• **SHORT TASK**
Only the lines from the top of the listing below to the line that has "from bokeh.resources import INLINE" should be echoed, with both ends kept and pictures left out.

• **DATA SHOWN**

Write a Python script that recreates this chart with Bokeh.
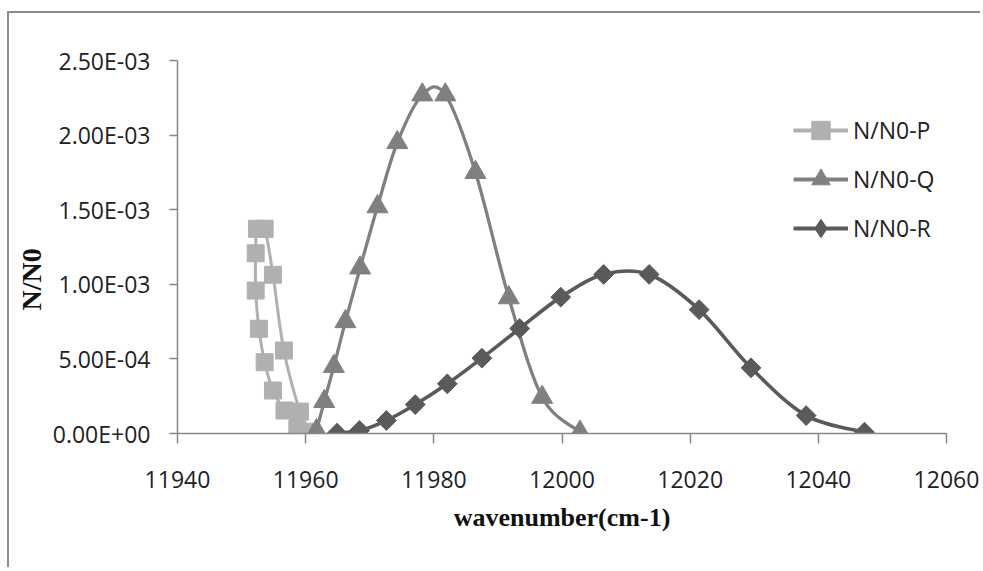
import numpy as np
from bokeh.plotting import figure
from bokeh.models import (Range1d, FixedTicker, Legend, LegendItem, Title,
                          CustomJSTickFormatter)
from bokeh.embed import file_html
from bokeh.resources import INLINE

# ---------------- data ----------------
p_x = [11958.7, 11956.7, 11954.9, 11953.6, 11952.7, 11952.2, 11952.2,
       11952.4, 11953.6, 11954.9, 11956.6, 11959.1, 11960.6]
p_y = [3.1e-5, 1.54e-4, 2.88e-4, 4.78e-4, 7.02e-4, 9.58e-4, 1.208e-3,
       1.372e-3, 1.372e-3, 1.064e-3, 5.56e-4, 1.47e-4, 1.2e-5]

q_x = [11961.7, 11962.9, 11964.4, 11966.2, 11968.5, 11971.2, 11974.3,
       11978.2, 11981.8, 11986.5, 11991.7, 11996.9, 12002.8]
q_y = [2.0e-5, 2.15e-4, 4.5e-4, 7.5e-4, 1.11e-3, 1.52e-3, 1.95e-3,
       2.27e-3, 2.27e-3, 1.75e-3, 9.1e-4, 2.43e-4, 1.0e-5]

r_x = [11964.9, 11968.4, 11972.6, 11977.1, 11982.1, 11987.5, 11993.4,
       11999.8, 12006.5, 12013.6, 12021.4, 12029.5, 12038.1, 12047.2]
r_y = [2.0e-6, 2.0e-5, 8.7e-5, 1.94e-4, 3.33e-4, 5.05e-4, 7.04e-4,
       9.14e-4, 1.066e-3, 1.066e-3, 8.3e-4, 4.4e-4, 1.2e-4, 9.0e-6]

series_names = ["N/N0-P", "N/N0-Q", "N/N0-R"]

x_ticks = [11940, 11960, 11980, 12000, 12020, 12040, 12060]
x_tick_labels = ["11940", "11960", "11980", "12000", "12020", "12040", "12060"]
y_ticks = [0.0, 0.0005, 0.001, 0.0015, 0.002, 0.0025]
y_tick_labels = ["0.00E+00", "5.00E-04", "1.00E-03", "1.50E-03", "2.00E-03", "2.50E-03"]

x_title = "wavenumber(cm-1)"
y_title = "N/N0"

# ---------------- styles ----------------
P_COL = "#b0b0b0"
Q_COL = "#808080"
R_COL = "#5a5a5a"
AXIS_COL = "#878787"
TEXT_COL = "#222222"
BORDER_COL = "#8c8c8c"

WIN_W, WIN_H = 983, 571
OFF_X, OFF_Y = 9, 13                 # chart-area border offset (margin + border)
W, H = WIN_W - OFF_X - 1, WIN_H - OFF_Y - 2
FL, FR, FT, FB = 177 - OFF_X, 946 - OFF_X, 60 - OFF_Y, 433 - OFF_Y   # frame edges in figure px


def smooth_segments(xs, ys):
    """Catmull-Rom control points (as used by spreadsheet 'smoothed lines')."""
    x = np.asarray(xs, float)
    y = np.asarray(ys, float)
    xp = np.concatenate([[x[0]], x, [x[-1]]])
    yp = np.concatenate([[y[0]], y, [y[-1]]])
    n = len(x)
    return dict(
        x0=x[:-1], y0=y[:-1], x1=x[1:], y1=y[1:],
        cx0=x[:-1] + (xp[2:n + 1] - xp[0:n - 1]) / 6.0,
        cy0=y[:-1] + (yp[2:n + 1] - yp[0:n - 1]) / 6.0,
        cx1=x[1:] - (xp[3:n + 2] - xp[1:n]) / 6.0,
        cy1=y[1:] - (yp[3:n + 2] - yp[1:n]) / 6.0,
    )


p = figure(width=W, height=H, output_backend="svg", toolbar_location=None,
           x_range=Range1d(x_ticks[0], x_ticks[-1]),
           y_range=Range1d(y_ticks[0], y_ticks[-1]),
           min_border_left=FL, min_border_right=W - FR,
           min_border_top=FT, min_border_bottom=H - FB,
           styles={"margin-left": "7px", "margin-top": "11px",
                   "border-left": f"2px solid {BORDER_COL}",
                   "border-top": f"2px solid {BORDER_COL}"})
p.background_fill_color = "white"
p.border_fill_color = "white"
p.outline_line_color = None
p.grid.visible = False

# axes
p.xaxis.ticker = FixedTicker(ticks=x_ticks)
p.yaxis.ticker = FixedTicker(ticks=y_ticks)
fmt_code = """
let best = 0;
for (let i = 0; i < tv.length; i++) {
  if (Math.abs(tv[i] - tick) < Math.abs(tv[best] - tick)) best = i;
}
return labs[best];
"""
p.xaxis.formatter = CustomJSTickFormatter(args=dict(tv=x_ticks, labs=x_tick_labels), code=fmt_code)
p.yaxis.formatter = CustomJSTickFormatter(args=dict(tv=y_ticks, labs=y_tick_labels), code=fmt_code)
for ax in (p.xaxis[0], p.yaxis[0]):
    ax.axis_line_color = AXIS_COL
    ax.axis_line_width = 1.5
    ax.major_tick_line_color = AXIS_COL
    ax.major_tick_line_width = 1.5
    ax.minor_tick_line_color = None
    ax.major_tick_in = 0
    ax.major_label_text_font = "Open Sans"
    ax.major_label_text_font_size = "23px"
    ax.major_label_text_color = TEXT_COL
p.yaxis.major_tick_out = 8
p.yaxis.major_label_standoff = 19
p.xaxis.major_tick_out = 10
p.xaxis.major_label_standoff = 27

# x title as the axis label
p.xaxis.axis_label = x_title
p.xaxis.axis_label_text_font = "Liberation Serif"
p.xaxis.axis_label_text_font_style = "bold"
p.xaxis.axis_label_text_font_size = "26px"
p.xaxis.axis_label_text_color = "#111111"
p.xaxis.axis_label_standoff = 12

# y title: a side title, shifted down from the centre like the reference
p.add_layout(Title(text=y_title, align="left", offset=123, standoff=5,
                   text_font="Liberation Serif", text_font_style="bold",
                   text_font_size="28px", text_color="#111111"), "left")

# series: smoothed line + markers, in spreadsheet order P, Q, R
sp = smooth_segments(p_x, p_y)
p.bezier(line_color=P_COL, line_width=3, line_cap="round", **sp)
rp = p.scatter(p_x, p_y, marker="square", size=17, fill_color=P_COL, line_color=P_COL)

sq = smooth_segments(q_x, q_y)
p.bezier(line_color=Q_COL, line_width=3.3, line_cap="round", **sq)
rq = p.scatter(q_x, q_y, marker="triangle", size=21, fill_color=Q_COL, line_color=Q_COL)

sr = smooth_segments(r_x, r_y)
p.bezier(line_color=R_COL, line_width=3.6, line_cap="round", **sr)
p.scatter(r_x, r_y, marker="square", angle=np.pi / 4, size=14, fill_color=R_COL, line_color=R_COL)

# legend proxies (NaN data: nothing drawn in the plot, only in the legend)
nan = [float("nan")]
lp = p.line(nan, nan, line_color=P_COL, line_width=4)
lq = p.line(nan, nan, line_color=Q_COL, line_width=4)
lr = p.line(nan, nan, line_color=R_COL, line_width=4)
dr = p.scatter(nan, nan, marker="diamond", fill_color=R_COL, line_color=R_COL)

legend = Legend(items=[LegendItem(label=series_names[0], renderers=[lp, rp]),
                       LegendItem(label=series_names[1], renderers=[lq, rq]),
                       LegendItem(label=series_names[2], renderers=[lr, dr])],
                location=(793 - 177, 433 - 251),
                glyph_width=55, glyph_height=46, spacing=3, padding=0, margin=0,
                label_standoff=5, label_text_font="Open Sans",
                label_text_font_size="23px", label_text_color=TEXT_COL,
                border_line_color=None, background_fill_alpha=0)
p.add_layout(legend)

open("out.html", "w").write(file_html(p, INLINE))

• **SOLVED PROBLEM**
Write a Python script that recreates this chart with Bokeh.
import numpy as np
from bokeh.plotting import figure
from bokeh.models import (Range1d, FixedTicker, Legend, LegendItem, Title,
                          CustomJSTickFormatter)
from bokeh.embed import file_html
from bokeh.resources import INLINE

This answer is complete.